All the data should be repeated exactly. Any image in it is left out.

_ _ _ _

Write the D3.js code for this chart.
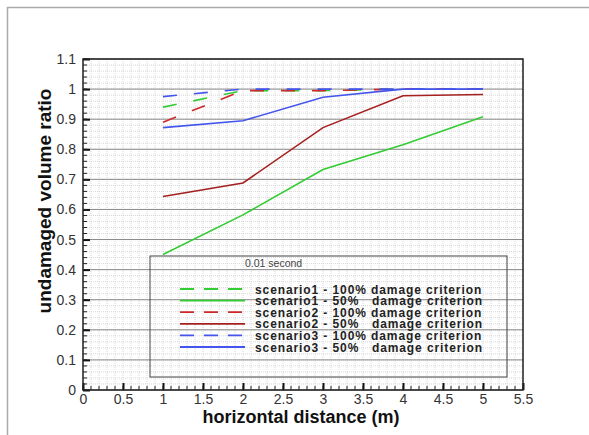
<!DOCTYPE html>
<html>
<head>
<meta charset="utf-8">
<script src="https://cdn.jsdelivr.net/npm/d3@7"></script>
<style>
  body { margin: 0; background: #fff; }
  text { font-family: "Liberation Sans", Arial, sans-serif; }
</style>
</head>
<body>
<div id="chart"></div>
<script>
// data
const distance = [1, 2, 3, 4, 5];
const s1Full = [0.94, 0.995, 0.995, 1.0, 1.0];
const s1Half = [0.45, 0.582, 0.733, 0.815, 0.908];
const s2Full = [0.89, 0.995, 0.995, 1.0, 1.0];
const s2Half = [0.643, 0.688, 0.872, 0.978, 0.982];
const s3Full = [0.975, 1.0, 1.0, 1.0, 1.0];
const s3Half = [0.872, 0.895, 0.973, 1.0, 1.0];
const xTicks = [0, 0.5, 1, 1.5, 2, 2.5, 3, 3.5, 4, 4.5, 5, 5.5];
const yTicks = [0, 0.1, 0.2, 0.3, 0.4, 0.5, 0.6, 0.7, 0.8, 0.9, 1, 1.1];

const series = [
  { name: "scenario1 - 100% damage criterion", values: s1Full, color: "#33cc33", dashed: true },
  { name: "scenario1 - 50%   damage criterion", values: s1Half, color: "#33cc33", dashed: false },
  { name: "scenario2 - 100% damage criterion", values: s2Full, color: "#cc2a2a", dashed: true },
  { name: "scenario2 - 50%   damage criterion", values: s2Half, color: "#a52020", dashed: false },
  { name: "scenario3 - 100% damage criterion", values: s3Full, color: "#4455ee", dashed: true },
  { name: "scenario3 - 50%   damage criterion", values: s3Half, color: "#4455ee", dashed: false }
];

const W = 589, H = 435;
const margin = { top: 59, right: 66, bottom: 45, left: 83 };
const width = W - margin.left - margin.right;
const height = H - margin.top - margin.bottom;

const root = d3.select("#chart").append("svg")
  .attr("width", W)
  .attr("height", H);

// outer frame
root.append("path")
  .attr("d", `M7.5,${H} V7.5 H${W}`)
  .attr("fill", "none")
  .attr("stroke", "#aaa")
  .attr("stroke-width", 1.5);

const svg = root.append("g")
  .attr("transform", `translate(${margin.left},${margin.top})`);

const x = d3.scaleLinear().domain([0, 5.5]).range([0, width]);
const y = d3.scaleLinear().domain([0, 1.1]).range([height, 0]);

// minor grid
const xMinor = d3.range(0, 5.5001, 0.1);
const yMinor = d3.range(0, 1.1001, 0.02);
svg.append("g").selectAll("line")
  .data(xMinor)
  .enter().append("line")
  .attr("x1", d => x(d)).attr("x2", d => x(d))
  .attr("y1", 0).attr("y2", height)
  .attr("stroke", "#d6d6d6")
  .attr("stroke-dasharray", "1,1");
svg.append("g").selectAll("line")
  .data(yMinor)
  .enter().append("line")
  .attr("x1", 0).attr("x2", width)
  .attr("y1", d => y(d)).attr("y2", d => y(d))
  .attr("stroke", "#d6d6d6")
  .attr("stroke-dasharray", "1,1");

// major horizontal grid
svg.append("g").selectAll("line")
  .data(yTicks)
  .enter().append("line")
  .attr("x1", 0).attr("x2", width)
  .attr("y1", d => y(d)).attr("y2", d => y(d))
  .attr("stroke", "#8a8a8a")
  .attr("stroke-width", 1);

// axes with inward ticks
const xAxis = svg.append("g")
  .attr("transform", `translate(0,${height})`)
  .call(d3.axisBottom(x).tickValues(xTicks).tickSize(-7).tickPadding(4).tickFormat(d3.format("")));
const yAxis = svg.append("g")
  .call(d3.axisLeft(y).tickValues(yTicks).tickSize(-7).tickPadding(7).tickFormat(d3.format("")));
[xAxis, yAxis].forEach(a => {
  a.select(".domain").remove();
  a.selectAll("line").attr("stroke", "#111").attr("stroke-width", 2);
  a.selectAll("text").attr("fill", "#333").style("font-size", "14px");
});

// minor ticks
svg.append("g").selectAll("line")
  .data(xMinor)
  .enter().append("line")
  .attr("x1", d => x(d)).attr("x2", d => x(d))
  .attr("y1", height).attr("y2", height - 4)
  .attr("stroke", "#222");
svg.append("g").selectAll("line")
  .data(yMinor)
  .enter().append("line")
  .attr("x1", 0).attr("x2", 4)
  .attr("y1", d => y(d)).attr("y2", d => y(d))
  .attr("stroke", "#222");

// plot frame
svg.append("rect")
  .attr("width", width).attr("height", height)
  .attr("fill", "none")
  .attr("stroke", "#222")
  .attr("stroke-width", 1.5);

// lines
const line = d3.line()
  .x((d, i) => x(distance[i]))
  .y(d => y(d));

svg.append("g").selectAll("path")
  .data(series)
  .enter().append("path")
  .attr("d", d => line(d.values))
  .attr("fill", "none")
  .attr("stroke", d => d.color)
  .attr("stroke-width", 1.6)
  .attr("stroke-dasharray", d => d.dashed ? "14,17" : null);

// legend
const lx = 150 - margin.left, ly = 256 - margin.top;
const legend = svg.append("g").attr("transform", `translate(${lx},${ly})`);
legend.append("rect")
  .attr("width", 357).attr("height", 121)
  .attr("fill", "none")
  .attr("stroke", "#444")
  .attr("stroke-width", 1);
legend.append("text")
  .attr("x", 95).attr("y", 11)
  .attr("fill", "#444")
  .style("font-size", "10.5px")
  .text("0.01 second");

const rows = legend.selectAll(".row")
  .data(series)
  .enter().append("g")
  .attr("transform", (d, i) => `translate(0,${33 + i * 11.6})`);
rows.append("line")
  .attr("x1", 30).attr("x2", 95)
  .attr("stroke", d => d.color)
  .attr("stroke-width", 1.8)
  .attr("stroke-dasharray", d => d.dashed ? "14,10" : null);
rows.append("text")
  .attr("x", 105).attr("y", 4.5)
  .attr("fill", "#222")
  .style("font-size", "12px")
  .style("font-weight", "bold")
  .style("letter-spacing", "0.9px")
  .attr("xml:space", "preserve")
  .text(d => d.name);

// axis titles
svg.append("text")
  .attr("x", 301 - margin.left).attr("y", height + 33)
  .attr("text-anchor", "middle")
  .attr("fill", "#111")
  .style("font-size", "18px")
  .style("font-weight", "bold")
  .text("horizontal distance (m)");
svg.append("text")
  .attr("transform", `translate(${51 - margin.left},${201 - margin.top}) rotate(-90)`)
  .attr("text-anchor", "middle")
  .attr("fill", "#111")
  .style("font-size", "19px")
  .style("font-weight", "bold")
  .text("undamaged volume ratio");
</script>
</body>
</html>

_ _ _ _

TASK RESULT:
Write the D3.js code for this chart.
<!DOCTYPE html>
<html>
<head>
<meta charset="utf-8">
<script src="https://cdn.jsdelivr.net/npm/d3@7"></script>
<style>
  body { margin: 0; background: #fff; }
  text { font-family: "Liberation Sans", Arial, sans-serif; }
</style>
</head>
<body>
<div id="chart"></div>
<script>
// data
const distance = [1, 2, 3, 4, 5];
const s1Full = [0.94, 0.995, 0.995, 1.0, 1.0];
const s1Half = [0.45, 0.582, 0.733, 0.815, 0.908];
const s2Full = [0.89, 0.995, 0.995, 1.0, 1.0];
const s2Half = [0.643, 0.688, 0.872, 0.978, 0.982];
const s3Full = [0.975, 1.0, 1.0, 1.0, 1.0];
const s3Half = [0.872, 0.895, 0.973, 1.0, 1.0];
const xTicks = [0, 0.5, 1, 1.5, 2, 2.5, 3, 3.5, 4, 4.5, 5, 5.5];
const yTicks = [0, 0.1, 0.2, 0.3, 0.4, 0.5, 0.6, 0.7, 0.8, 0.9, 1, 1.1];

const series = [
  { name: "scenario1 - 100% damage criterion", values: s1Full, color: "#33cc33", dashed: true },
  { name: "scenario1 - 50%   damage criterion", values: s1Half, color: "#33cc33", dashed: false },
  { name: "scenario2 - 100% damage criterion", values: s2Full, color: "#cc2a2a", dashed: true },
  { name: "scenario2 - 50%   damage criterion", values: s2Half, color: "#a52020", dashed: false },
  { name: "scenario3 - 100% damage criterion", values: s3Full, color: "#4455ee", dashed: true },
  { name: "scenario3 - 50%   damage criterion", values: s3Half, color: "#4455ee", dashed: false }
];

const W = 589, H = 435;
const margin = { top: 59, right: 66, bottom: 45, left: 83 };
const width = W - margin.left - margin.right;
const height = H - margin.top - margin.bottom;

const root = d3.select("#chart").append("svg")
  .attr("width", W)
  .attr("height", H);

// outer frame
root.append("path")
  .attr("d", `M7.5,${H} V7.5 H${W}`)
  .attr("fill", "none")
  .attr("stroke", "#aaa")
  .attr("stroke-width", 1.5);

const svg = root.append("g")
  .attr("transform", `translate(${margin.left},${margin.top})`);

const x = d3.scaleLinear().domain([0, 5.5]).range([0, width]);
const y = d3.scaleLinear().domain([0, 1.1]).range([height, 0]);

// minor grid
const xMinor = d3.range(0, 5.5001, 0.1);
const yMinor = d3.range(0, 1.1001, 0.02);
svg.append("g").selectAll("line")
  .data(xMinor)
  .enter().append("line")
  .attr("x1", d => x(d)).attr("x2", d => x(d))
  .attr("y1", 0).attr("y2", height)
  .attr("stroke", "#d6d6d6")
  .attr("stroke-dasharray", "1,1");
svg.append("g").selectAll("line")
  .data(yMinor)
  .enter().append("line")
  .attr("x1", 0).attr("x2", width)
  .attr("y1", d => y(d)).attr("y2", d => y(d))
  .attr("stroke", "#d6d6d6")
  .attr("stroke-dasharray", "1,1");

// major horizontal grid
svg.append("g").selectAll("line")
  .data(yTicks)
  .enter().append("line")
  .attr("x1", 0).attr("x2", width)
  .attr("y1", d => y(d)).attr("y2", d => y(d))
  .attr("stroke", "#8a8a8a")
  .attr("stroke-width", 1);

// axes with inward ticks
const xAxis = svg.append("g")
  .attr("transform", `translate(0,${height})`)
  .call(d3.axisBottom(x).tickValues(xTicks).tickSize(-7).tickPadding(4).tickFormat(d3.format("")));
const yAxis = svg.append("g")
  .call(d3.axisLeft(y).tickValues(yTicks).tickSize(-7).tickPadding(7).tickFormat(d3.format("")));
[xAxis, yAxis].forEach(a => {
  a.select(".domain").remove();
  a.selectAll("line").attr("stroke", "#111").attr("stroke-width", 2);
  a.selectAll("text").attr("fill", "#333").style("font-size", "14px");
});

// minor ticks
svg.append("g").selectAll("line")
  .data(xMinor)
  .enter().append("line")
  .attr("x1", d => x(d)).attr("x2", d => x(d))
  .attr("y1", height).attr("y2", height - 4)
  .attr("stroke", "#222");
svg.append("g").selectAll("line")
  .data(yMinor)
  .enter().append("line")
  .attr("x1", 0).attr("x2", 4)
  .attr("y1", d => y(d)).attr("y2", d => y(d))
  .attr("stroke", "#222");

// plot frame
svg.append("rect")
  .attr("width", width).attr("height", height)
  .attr("fill", "none")
  .attr("stroke", "#222")
  .attr("stroke-width", 1.5);

// lines
const line = d3.line()
  .x((d, i) => x(distance[i]))
  .y(d => y(d));

svg.append("g").selectAll("path")
  .data(series)
  .enter().append("path")
  .attr("d", d => line(d.values))
  .attr("fill", "none")
  .attr("stroke", d => d.color)
  .attr("stroke-width", 1.6)
  .attr("stroke-dasharray", d => d.dashed ? "14,17" : null);

// legend
const lx = 150 - margin.left, ly = 256 - margin.top;
const legend = svg.append("g").attr("transform", `translate(${lx},${ly})`);
legend.append("rect")
  .attr("width", 357).attr("height", 121)
  .attr("fill", "none")
  .attr("stroke", "#444")
  .attr("stroke-width", 1);
legend.append("text")
  .attr("x", 95).attr("y", 11)
  .attr("fill", "#444")
  .style("font-size", "10.5px")
  .text("0.01 second");

const rows = legend.selectAll(".row")
  .data(series)
  .enter().append("g")
  .attr("transform", (d, i) => `translate(0,${33 + i * 11.6})`);
rows.append("line")
  .attr("x1", 30).attr("x2", 95)
  .attr("stroke", d => d.color)
  .attr("stroke-width", 1.8)
  .attr("stroke-dasharray", d => d.dashed ? "14,10" : null);
rows.append("text")
  .attr("x", 105).attr("y", 4.5)
  .attr("fill", "#222")
  .style("font-size", "12px")
  .style("font-weight", "bold")
  .style("letter-spacing", "0.9px")
  .attr("xml:space", "preserve")
  .text(d => d.name);

// axis titles
svg.append("text")
  .attr("x", 301 - margin.left).attr("y", height + 33)
  .attr("text-anchor", "middle")
  .attr("fill", "#111")
  .style("font-size", "18px")
  .style("font-weight", "bold")
  .text("horizontal distance (m)");
svg.append("text")
  .attr("transform", `translate(${51 - margin.left},${201 - margin.top}) rotate(-90)`)
  .attr("text-anchor", "middle")
  .attr("fill", "#111")
  .style("font-size", "19px")
  .style("font-weight", "bold")
  .text("undamaged volume ratio");
</script>
</body>
</html>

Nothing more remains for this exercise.